The booming tourism industry is partly to blame for the tight labor market.

It started off with a strong winter, the fourth best season ever, with some 2.5 million visitors last winter. As for summer, “for the most part, advanced bookings are very good,” said Mike Somers, CEO of the NH Lodging and Restaurant Association.

Overall, state rooms and meals tax revenue through April was up by almost 10 percent. Even in the off season, hotel occupancy increased to over 52 percent and rooms revenue is up by 9.4 percent. Indeed, hotels employed 12 percent more people in May than at the same time last year.

Ed Freich, general manager of the Sleep Inn Manchester Airport in Londonderry, has noticed the increase in business.
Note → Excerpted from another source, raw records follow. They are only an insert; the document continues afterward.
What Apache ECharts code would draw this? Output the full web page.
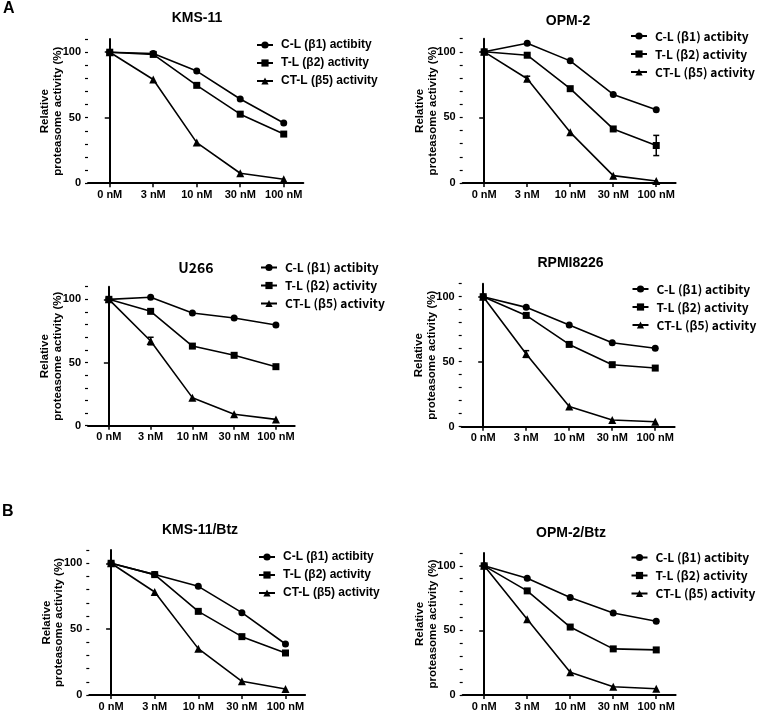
<!DOCTYPE html>
<html>
<head>
<meta charset="utf-8">
<script src="https://cdn.jsdelivr.net/npm/echarts@6/dist/echarts.min.js"></script>
<style>html,body{margin:0;padding:0;background:#fff;}#c{width:760px;height:712px;}</style>
</head>
<body>
<div id="c"></div>
<script>
// ---- data ----
const categories = ['0 nM', '3 nM', '10 nM', '30 nM', '100 nM'];
const seriesNames = ['C-L (β1) actibity', 'T-L (β2) activity', 'CT-L (β5) activity'];
const panelTitles = ['KMS-11', 'OPM-2', 'U266', 'RPMI8226', 'KMS-11/Btz', 'OPM-2/Btz'];
const yTickValues = [0, 50, 100];
const yAxisName = 'Relative\nproteasome activity (%)';

const kms11CL  = [100, 99.0, 85.6, 64.3, 46.0];
const kms11TL  = [100, 98.3, 74.7, 52.7, 37.5];
const kms11CTL = [100, 79.2, 31.0, 7.6, 3.0];
const kms11Err = [[1, 0, 1.5]];

const opm2CL  = [100, 106.6, 93.1, 67.5, 55.8];
const opm2TL  = [100, 97.4, 71.9, 41.2, 28.6];
const opm2CTL = [100, 79.5, 38.6, 5.6, 1.5];
const opm2Err = [[2, 1, 1.9], [1, 4, 7.7]];

const u266CL  = [100, 101.6, 89.2, 85.2, 79.7];
const u266TL  = [100, 90.5, 63.0, 55.7, 46.7];
const u266CTL = [100, 67.0, 22.2, 9.0, 5.0];
const u266Err = [[1, 0, 1.3], [2, 1, 3.0]];

const rpmiCL  = [100, 91.8, 78.2, 64.6, 60.3];
const rpmiTL  = [100, 85.6, 63.3, 47.7, 45.1];
const rpmiCTL = [100, 55.9, 15.6, 5.1, 3.8];
const rpmiErr = [[2, 1, 2.6]];

const kms11BtzCL  = [100, 91.4, 82.5, 62.5, 38.7];
const kms11BtzTL  = [100, 91.4, 63.5, 44.3, 31.9];
const kms11BtzCTL = [100, 78.2, 35.2, 10.4, 4.6];
const kms11BtzErr = [];

const opm2BtzCL  = [100, 90.3, 75.5, 63.5, 57.1];
const opm2BtzTL  = [100, 80.6, 52.6, 35.7, 34.9];
const opm2BtzCTL = [100, 58.7, 17.6, 6.4, 4.8];
const opm2BtzErr = [];

// ---- layout / styling ----
const ARIAL = '"Liberation Sans", Arial, sans-serif';
const JP = '"Noto Sans CJK JP", sans-serif';

const panels = [
  {vals: [kms11CL, kms11TL, kms11CTL], err: kms11Err, grid: {left: 88, top: 39.1, width: 215.3, height: 144.1},
   title: [197, 18, ARIAL], legend: {left: 256, top: 38, font: ARIAL}},
  {vals: [opm2CL, opm2TL, opm2CTL], err: opm2Err, grid: {left: 462.7, top: 38.7, width: 212.9, height: 144.3},
   title: [568, 21.5, ARIAL], legend: {left: 630, top: 29, font: JP}},
  {vals: [u266CL, u266TL, u266CTL], err: u266Err, grid: {left: 88, top: 286.7, width: 206.7, height: 139},
   title: [196, 267.5, JP], legend: {left: 260, top: 260.5, font: JP}},
  {vals: [rpmiCL, rpmiTL, rpmiCTL], err: rpmiErr, grid: {left: 461.7, top: 283.7, width: 212.9, height: 143},
   title: [570.5, 263.3, ARIAL], legend: {left: 631.5, top: 282, font: JP}},
  {vals: [kms11BtzCL, kms11BtzTL, kms11BtzCTL], err: kms11BtzErr, grid: {left: 89.3, top: 550.1, width: 215.8, height: 144.9},
   title: [200, 530, ARIAL], legend: {left: 258, top: 550, font: ARIAL}},
  {vals: [opm2BtzCL, opm2BtzTL, opm2BtzCTL], err: opm2BtzErr, grid: {left: 462.7, top: 552.9, width: 212.9, height: 143.8},
   title: [571, 533, ARIAL], legend: {left: 630.5, top: 550.5, font: JP}}
];
const symbols = ['circle', 'rect', 'triangle'];
const symbolSizes = [7, 7, 8];

const option = {
  animation: false,
  backgroundColor: '#fff',
  grid: [], xAxis: [], yAxis: [], series: [], legend: [],
  graphic: [
    {type: 'text', x: 3, y: 1, style: {text: 'A', font: 'bold 16px ' + ARIAL, fill: '#000'}},
    {type: 'text', x: 2, y: 504, style: {text: 'B', font: 'bold 16px ' + ARIAL, fill: '#000'}}
  ]
};

panels.forEach((p, i) => {
  option.grid.push(Object.assign({containLabel: false}, p.grid));
  option.xAxis.push({
    type: 'value', gridIndex: i, min: -0.5, max: 4.45,
    axisLine: {show: true, onZero: false, lineStyle: {color: '#000', width: 2}},
    axisTick: {show: true, customValues: [0, 1, 2, 3, 4], length: 4, lineStyle: {color: '#000', width: 1.5}},
    axisLabel: {customValues: [0, 1, 2, 3, 4], formatter: v => categories[Math.round(v)], color: '#000',
      fontFamily: ARIAL, fontWeight: 'bold', fontSize: 11, margin: 6},
    splitLine: {show: false}
  });
  option.yAxis.push({
    type: 'value', gridIndex: i, min: 0, max: 110, position: 'left',
    name: yAxisName, nameLocation: 'middle', nameGap: 24, nameRotate: 90, nameMoveOverlap: false,
    nameTextStyle: {fontFamily: ARIAL, fontWeight: 'bold', fontSize: 11.5, lineHeight: 12.5, color: '#000', align: 'center'},
    axisLine: {show: true, lineStyle: {color: '#000', width: 2}},
    axisTick: {show: true, customValues: yTickValues, length: 5, lineStyle: {color: '#000', width: 1.5}},
    axisLabel: {customValues: yTickValues, color: '#000', fontFamily: ARIAL, fontWeight: 'bold', fontSize: 11, margin: 7},
    splitLine: {show: false}
  });
  option.yAxis.push({
    type: 'value', gridIndex: i, min: 0, max: 110, interval: 10, position: 'left', offset: 0,
    axisLine: {show: false},
    axisTick: {show: true, length: 3, lineStyle: {color: '#000', width: 1.2}},
    axisLabel: {show: false},
    splitLine: {show: false}
  });
  p.vals.forEach((arr, s) => {
    option.series.push({
      type: 'line', name: seriesNames[s], xAxisIndex: i, yAxisIndex: 2 * i,
      data: arr.map((v, k) => [k, v]),
      symbol: symbols[s], symbolSize: symbolSizes[s],
      color: '#000',
      lineStyle: {color: '#000', width: 1.6},
      itemStyle: {color: '#000'},
      z: 3
    });
  });
  if (p.err.length) {
    option.series.push({
      type: 'custom', name: 'err' + i, xAxisIndex: i, yAxisIndex: 2 * i,
      data: p.err.map(e => [e[1], p.vals[e[0]][e[1]], e[2]]),
      renderItem: (params, api) => {
        const x = api.value(0), v = api.value(1), e = api.value(2);
        const t = api.coord([x, v + e]);
        const b = api.coord([x, v - e]);
        const w = 3;
        const st = {stroke: '#000', lineWidth: 1.5};
        return {type: 'group', children: [
          {type: 'line', shape: {x1: t[0], y1: t[1], x2: b[0], y2: b[1]}, style: st},
          {type: 'line', shape: {x1: t[0] - w, y1: t[1], x2: t[0] + w, y2: t[1]}, style: st},
          {type: 'line', shape: {x1: b[0] - w, y1: b[1], x2: b[0] + w, y2: b[1]}, style: st}
        ]};
      },
      z: 4
    });
  }
  option.legend.push({
    data: seriesNames, orient: 'vertical', left: p.legend.left, top: p.legend.top, padding: 0,
    itemWidth: 16, itemHeight: 9, itemGap: 4, selectedMode: false,
    textStyle: {fontFamily: p.legend.font, fontWeight: 'bold', fontSize: 12, lineHeight: 14, color: '#000', padding: [0, 0, 0, 3]}
  });
  option.graphic.push({
    type: 'text', x: p.title[0], y: p.title[1],
    style: {text: panelTitles[i], font: 'bold 14px ' + p.title[2], fill: '#000', align: 'center', verticalAlign: 'middle'}
  });
});

const chart = echarts.init(document.getElementById('c'), null, {renderer: 'canvas'});
chart.setOption(option);
</script>
</body>
</html>
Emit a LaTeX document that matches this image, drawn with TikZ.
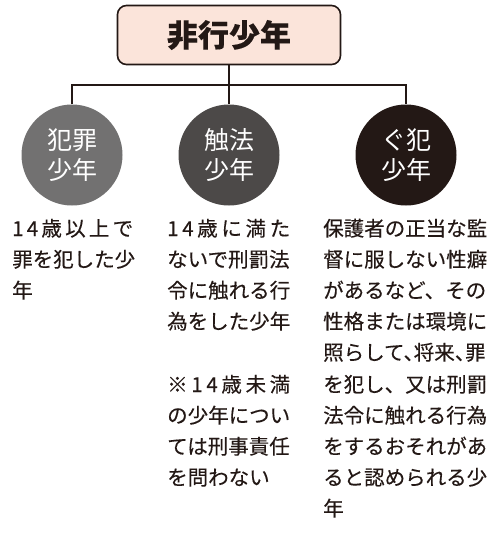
\documentclass[tikz,border=0pt]{standalone}
\usepackage{fontspec}
\setmainfont{Noto Sans CJK JP}[FakeBold=0.3]
\newfontfamily\halfpunct[RawFeature=+halt,FakeBold=0.3]{Noto Sans CJK JP}
\newfontfamily\thinjp{Noto Sans CJK JP}
\definecolor{ink}{HTML}{231815}
\definecolor{pinkfill}{HTML}{FBE4DA}
\definecolor{grayA}{HTML}{727171}
\definecolor{grayB}{HTML}{4C4948}
\definecolor{grayC}{HTML}{231815}
\tikzset{
  kind/.style={circle,minimum size=101pt,inner sep=0pt,text=white,align=center,
    font=\thinjp\fontsize{25}{30}\selectfont},
  body/.style={anchor=base west,inner sep=0pt,text=ink,font=\fontsize{20.5}{31}\selectfont},
  wire/.style={draw=ink,line width=1.3pt}
}
\newcommand{\spreadline}[2]{\makebox[#1][l]{#2}}
\begin{document}
\begin{tikzpicture}[x=1pt,y=-1pt]
\useasboundingbox (0,0) rectangle (500,533);

\node[draw=ink,line width=1.6pt,fill=pinkfill,rounded corners=9pt,minimum width=223pt,minimum height=59pt,
  font=\fontsize{31}{31}\selectfont\bfseries,text=ink] (top) at (229,35) {非行少年};

\node[kind,fill=grayA] (c1) at (72,155) {犯罪\\少年};
\node[kind,fill=grayB] (c2) at (229,155) {触法\\少年};
\node[kind,fill=grayC] (c3) at (406,155) {ぐ犯\\少年};

\coordinate (bus) at (229,85);
\draw[wire] (top.south) -- (bus);
\draw[wire] (c1.north) |- (bus) -| (c3.north);
\draw[wire] (bus) -- (c2.north);

% left column
\node[body] (a1) at (12,236) {\spreadline{121pt}{1\hfill 4\hfill 歳\hfill 以\hfill 上\hfill で}};
\node[body] (a2) at (12,267) {罪を犯した少};
\node[body] (a3) at (12,298) {年};

% middle column
\node[body] (b1) at (167,236) {\spreadline{123pt}{1\hfill 4\hfill 歳\hfill に\hfill 満\hfill た}};
\node[body] (b2) at (167,267) {ないで刑罰法};
\node[body] (b3) at (167,298) {令に触れる行};
\node[body] (b4) at (167,329) {為をした少年};
\node[body] (b5) at (167,392) {\spreadline{123pt}{※\hfill 1\hfill 4\hfill 歳\hfill 未\hfill 満}};
\node[body] (b6) at (167,423) {の少年につい};
\node[body] (b7) at (167,454) {ては刑事責任};
\node[body] (b8) at (167,485) {を問わない};

% right column
\node[body] (r1) at (323,236) {保護者の正当な監};
\node[body] (r2) at (323,267) {督に服しない性癖};
\node[body] (r3) at (323,298) {があるなど、その};
\node[body] (r4) at (323,329) {性格または環境に};
\node[body] (r5) at (323,360) {\halfpunct 照らして、将来、罪};
\node[body] (r6) at (323,392) {を犯し、又は刑罰};
\node[body] (r7) at (323,423) {法令に触れる行為};
\node[body] (r8) at (323,454) {をするおそれがあ};
\node[body] (r9) at (323,485) {ると認められる少};
\node[body] (r10) at (323,516) {年};
\end{tikzpicture}
\end{document}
Many are outside contractors needed working on development projects around the airport and beyond who need a place to stay, though Freich attributes some of increased business to a new park and fly service.

Business at Great NH Restaurants (owner of Cactus Jack’s, T-Bones and The Copper Door) is up nearly 5 percent over last year, which wasn’t a bad year, said CEO Tom Boucher. And most of that is local traffic, he said.

“There are more people dining out that weren’t, and they are doing it more often,” he said

And even though Boucher’s entry-level wage is $10 an hour, he’s having a hard time getting workers, particularly in the Lakes Region.

“Finding employees has always been a challenge in the summer, but this year it’s been the most challenging since 2000,” he said.


The snowy winter didn’t help, particularly for auto dealers, who were snowed in over Presidents’ Day weekend, but things have picked up during the spring in both sales and service, said Pete McNamara, president of the NH Automobile Dealers Association. And labor is hard to come by, so much so that dealerships have resorted to cannibalizing labor from each other.

“I hear it’s dirty fighting when one shop steals an employee from the other,” he said. “They are not flattening tires,” but they have been increasing wages, he said.

The labor shortage has affected retailers of all sorts. Malls are holding job fairs in order to attract summer help. Though, the retail sector did employ 1,800 more workers in May 2015 than a year earlier.

Dennis DiPaolo, owner of Specialty Seasonal Stores in Amherst – which sells things like pools, hot tubs and patio furniture – is having “the best year we ever had,” he said, up 34 percent over 2014. He doesn’t expect that blistering growth rate to continue: “If it did, that would be astounding.”